* _STATED TASK_: Give only the number of lines below that contain the word "React".

☆ ☆ ☆ ☆ ☆ ☆ ☆

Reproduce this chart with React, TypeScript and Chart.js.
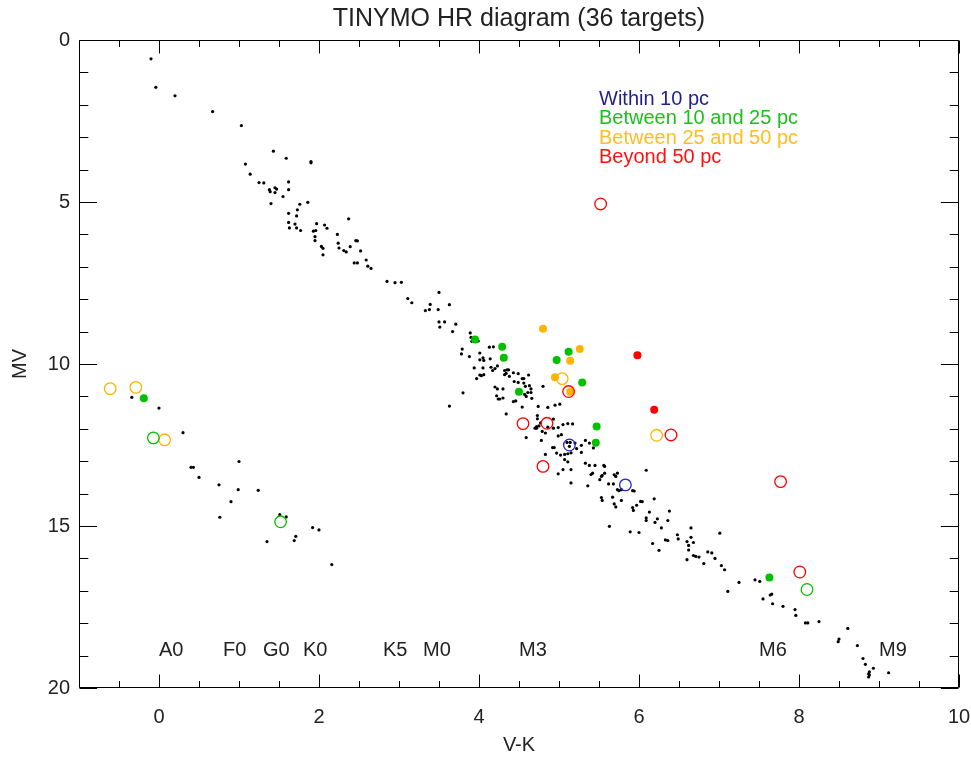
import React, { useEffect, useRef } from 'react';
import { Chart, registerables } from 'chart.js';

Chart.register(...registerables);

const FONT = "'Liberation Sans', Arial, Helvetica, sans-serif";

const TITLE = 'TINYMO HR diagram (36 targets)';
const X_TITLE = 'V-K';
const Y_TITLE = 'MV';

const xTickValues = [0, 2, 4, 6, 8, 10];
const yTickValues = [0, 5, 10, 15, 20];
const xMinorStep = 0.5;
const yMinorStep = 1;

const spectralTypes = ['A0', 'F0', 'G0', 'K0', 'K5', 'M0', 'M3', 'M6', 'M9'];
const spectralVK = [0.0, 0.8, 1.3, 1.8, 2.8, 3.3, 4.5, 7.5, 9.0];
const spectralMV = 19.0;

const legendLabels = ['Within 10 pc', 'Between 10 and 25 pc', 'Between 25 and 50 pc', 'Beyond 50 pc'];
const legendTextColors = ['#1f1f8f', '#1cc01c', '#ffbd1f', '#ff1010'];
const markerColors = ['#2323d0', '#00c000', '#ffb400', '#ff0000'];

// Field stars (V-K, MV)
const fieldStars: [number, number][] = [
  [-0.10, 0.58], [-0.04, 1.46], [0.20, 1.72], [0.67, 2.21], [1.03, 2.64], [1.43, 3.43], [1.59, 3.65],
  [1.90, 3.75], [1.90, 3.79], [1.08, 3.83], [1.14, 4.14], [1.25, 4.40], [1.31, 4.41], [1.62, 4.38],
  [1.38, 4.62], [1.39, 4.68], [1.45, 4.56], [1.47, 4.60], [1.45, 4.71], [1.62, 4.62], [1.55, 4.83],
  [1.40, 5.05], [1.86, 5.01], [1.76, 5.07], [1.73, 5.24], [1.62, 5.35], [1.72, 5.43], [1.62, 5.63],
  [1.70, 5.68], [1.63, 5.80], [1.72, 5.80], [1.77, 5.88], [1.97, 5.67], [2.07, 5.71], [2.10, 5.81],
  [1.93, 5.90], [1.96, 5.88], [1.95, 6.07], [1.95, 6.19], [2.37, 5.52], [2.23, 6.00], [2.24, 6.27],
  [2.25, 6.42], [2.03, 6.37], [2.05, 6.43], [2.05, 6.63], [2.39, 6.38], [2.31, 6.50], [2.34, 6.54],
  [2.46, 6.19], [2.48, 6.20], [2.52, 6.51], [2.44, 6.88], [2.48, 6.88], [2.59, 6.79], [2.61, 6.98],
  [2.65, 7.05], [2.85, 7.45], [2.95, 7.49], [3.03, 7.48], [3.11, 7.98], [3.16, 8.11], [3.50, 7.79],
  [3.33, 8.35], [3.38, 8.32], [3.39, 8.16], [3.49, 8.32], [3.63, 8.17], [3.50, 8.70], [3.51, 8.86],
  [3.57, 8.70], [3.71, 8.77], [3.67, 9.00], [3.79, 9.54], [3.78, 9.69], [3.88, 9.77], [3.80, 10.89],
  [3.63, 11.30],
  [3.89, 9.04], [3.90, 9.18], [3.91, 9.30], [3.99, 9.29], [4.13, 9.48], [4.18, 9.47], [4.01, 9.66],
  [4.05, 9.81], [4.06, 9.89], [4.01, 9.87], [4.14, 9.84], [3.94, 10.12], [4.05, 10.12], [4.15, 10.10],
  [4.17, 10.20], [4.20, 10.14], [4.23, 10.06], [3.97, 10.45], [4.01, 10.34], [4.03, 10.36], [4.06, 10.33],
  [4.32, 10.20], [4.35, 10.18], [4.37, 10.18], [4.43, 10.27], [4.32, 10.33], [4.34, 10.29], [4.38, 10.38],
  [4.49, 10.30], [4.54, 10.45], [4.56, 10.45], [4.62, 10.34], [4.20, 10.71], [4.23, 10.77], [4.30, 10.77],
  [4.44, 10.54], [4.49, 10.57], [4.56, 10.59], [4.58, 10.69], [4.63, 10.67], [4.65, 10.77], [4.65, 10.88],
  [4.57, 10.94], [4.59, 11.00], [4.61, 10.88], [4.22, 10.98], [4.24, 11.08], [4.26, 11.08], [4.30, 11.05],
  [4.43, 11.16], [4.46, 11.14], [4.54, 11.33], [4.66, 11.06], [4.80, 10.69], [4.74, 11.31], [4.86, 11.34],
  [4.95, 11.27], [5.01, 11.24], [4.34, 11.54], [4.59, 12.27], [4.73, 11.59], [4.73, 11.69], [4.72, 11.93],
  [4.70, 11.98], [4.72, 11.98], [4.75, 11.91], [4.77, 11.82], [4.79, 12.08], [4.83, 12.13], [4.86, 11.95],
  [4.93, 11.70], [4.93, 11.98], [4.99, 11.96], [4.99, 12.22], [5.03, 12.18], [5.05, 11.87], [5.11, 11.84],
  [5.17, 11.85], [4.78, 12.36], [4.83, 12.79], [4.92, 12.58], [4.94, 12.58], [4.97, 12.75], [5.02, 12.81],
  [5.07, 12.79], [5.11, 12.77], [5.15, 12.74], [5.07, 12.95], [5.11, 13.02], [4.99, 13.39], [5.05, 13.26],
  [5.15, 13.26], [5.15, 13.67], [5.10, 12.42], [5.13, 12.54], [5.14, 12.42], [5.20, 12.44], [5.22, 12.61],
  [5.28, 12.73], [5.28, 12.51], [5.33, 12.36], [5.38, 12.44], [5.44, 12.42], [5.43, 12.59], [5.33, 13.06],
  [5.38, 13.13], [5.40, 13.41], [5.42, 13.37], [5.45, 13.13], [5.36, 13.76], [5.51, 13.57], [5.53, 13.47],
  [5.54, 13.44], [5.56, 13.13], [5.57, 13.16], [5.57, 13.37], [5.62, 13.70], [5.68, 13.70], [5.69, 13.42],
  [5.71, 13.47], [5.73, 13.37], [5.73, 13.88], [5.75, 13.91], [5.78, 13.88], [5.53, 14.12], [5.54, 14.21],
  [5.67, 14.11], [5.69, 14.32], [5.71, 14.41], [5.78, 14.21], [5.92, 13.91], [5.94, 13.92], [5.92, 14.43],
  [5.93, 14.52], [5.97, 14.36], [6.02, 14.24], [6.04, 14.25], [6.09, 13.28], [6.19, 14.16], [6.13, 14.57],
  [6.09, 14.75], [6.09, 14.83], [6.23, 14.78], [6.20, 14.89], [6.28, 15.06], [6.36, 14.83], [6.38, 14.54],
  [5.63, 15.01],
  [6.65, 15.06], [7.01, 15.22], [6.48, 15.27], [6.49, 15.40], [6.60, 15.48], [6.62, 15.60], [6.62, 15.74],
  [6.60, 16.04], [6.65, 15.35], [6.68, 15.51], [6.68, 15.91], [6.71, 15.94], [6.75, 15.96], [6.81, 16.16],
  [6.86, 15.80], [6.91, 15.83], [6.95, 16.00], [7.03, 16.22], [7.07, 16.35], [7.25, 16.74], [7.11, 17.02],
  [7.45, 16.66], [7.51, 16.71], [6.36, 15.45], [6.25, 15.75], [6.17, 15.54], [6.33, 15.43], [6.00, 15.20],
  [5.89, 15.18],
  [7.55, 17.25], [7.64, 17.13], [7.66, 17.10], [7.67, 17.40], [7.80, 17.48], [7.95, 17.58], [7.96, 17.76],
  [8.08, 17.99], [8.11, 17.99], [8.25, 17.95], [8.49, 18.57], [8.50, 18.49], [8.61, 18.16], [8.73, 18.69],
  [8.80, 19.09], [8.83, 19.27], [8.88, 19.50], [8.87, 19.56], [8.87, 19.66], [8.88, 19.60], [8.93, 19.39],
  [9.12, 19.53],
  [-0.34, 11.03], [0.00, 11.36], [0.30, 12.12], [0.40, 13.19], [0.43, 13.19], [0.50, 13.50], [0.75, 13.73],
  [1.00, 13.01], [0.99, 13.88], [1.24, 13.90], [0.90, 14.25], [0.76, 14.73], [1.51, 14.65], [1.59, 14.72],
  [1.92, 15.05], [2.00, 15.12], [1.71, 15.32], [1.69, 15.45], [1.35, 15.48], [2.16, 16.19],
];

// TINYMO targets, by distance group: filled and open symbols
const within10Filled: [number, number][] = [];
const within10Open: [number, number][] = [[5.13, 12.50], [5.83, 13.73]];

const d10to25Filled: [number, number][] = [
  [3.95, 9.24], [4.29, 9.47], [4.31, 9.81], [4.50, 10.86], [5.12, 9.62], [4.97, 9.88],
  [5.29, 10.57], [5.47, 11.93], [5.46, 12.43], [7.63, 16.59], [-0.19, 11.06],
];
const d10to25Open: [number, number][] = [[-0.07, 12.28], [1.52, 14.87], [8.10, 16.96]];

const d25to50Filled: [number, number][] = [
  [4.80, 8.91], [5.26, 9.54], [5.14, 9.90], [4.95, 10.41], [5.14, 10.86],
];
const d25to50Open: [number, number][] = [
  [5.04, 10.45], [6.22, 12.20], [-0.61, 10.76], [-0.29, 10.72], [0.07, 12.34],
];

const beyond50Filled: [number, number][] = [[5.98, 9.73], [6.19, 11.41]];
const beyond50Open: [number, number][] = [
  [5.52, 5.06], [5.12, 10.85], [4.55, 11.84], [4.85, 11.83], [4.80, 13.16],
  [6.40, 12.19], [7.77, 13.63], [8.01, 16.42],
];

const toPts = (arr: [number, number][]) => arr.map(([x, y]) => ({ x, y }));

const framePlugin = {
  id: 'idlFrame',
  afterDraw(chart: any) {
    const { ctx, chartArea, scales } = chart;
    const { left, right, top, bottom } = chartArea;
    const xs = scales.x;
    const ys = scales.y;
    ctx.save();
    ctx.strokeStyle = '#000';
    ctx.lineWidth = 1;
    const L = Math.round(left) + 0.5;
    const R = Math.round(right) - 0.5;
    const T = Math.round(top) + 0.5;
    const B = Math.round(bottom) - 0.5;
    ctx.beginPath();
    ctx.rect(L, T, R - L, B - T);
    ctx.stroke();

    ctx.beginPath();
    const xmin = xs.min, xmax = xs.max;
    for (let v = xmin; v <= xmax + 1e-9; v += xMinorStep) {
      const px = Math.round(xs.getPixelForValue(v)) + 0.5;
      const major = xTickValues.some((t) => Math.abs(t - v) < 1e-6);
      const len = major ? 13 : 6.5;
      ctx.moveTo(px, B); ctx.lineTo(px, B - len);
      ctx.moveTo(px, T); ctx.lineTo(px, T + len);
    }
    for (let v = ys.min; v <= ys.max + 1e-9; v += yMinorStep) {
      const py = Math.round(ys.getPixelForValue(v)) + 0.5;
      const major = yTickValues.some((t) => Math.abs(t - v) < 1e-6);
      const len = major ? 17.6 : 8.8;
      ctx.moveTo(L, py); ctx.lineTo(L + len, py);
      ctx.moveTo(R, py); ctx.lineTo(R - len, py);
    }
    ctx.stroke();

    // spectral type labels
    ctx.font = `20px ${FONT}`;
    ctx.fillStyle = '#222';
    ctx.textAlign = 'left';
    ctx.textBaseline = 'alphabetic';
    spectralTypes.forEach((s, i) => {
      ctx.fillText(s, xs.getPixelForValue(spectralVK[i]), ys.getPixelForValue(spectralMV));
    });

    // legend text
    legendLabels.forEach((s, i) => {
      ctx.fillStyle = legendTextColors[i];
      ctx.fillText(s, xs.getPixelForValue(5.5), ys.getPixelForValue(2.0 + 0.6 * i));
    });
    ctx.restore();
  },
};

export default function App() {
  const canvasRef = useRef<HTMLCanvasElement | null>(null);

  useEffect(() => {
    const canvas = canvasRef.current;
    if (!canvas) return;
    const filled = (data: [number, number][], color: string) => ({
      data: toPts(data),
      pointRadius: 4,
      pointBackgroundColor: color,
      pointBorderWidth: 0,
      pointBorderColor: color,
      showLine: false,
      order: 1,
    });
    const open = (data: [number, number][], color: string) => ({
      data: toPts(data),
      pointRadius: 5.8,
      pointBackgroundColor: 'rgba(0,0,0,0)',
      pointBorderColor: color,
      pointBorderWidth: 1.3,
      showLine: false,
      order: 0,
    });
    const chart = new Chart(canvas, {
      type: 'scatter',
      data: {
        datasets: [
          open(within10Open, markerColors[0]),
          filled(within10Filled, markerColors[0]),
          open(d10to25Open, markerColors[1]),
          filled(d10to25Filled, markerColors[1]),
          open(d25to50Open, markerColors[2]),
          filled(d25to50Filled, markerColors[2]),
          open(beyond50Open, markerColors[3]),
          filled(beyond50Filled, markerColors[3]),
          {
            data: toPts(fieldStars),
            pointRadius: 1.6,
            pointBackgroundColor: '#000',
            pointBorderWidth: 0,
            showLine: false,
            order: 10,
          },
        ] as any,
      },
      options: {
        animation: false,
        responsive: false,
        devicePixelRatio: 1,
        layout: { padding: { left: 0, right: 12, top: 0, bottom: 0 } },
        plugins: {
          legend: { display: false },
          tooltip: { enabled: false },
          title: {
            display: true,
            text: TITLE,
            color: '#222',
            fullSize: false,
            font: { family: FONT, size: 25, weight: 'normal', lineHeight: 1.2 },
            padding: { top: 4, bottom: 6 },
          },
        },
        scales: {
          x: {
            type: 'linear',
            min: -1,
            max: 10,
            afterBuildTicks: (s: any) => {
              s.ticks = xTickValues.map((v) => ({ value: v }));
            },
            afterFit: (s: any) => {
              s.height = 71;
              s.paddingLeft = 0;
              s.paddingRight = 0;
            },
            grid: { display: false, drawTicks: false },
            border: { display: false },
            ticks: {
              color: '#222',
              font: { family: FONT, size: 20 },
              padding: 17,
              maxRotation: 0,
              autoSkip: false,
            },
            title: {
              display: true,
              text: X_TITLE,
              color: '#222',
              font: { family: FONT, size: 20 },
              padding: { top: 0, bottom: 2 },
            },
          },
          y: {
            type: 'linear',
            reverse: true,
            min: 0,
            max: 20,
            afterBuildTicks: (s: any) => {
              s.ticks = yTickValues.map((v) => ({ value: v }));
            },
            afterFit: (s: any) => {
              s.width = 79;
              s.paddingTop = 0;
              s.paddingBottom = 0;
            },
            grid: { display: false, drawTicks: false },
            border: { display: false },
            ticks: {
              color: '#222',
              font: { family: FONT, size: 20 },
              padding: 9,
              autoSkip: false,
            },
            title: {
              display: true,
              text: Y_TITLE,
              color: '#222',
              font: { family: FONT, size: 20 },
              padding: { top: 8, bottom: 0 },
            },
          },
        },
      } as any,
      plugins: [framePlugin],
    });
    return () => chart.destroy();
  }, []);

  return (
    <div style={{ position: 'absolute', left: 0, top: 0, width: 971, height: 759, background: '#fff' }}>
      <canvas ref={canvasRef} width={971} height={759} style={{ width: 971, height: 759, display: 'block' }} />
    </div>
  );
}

☆ ☆ ☆ ☆ ☆ ☆ ☆

* _EXERCISE SOLUTION_: 2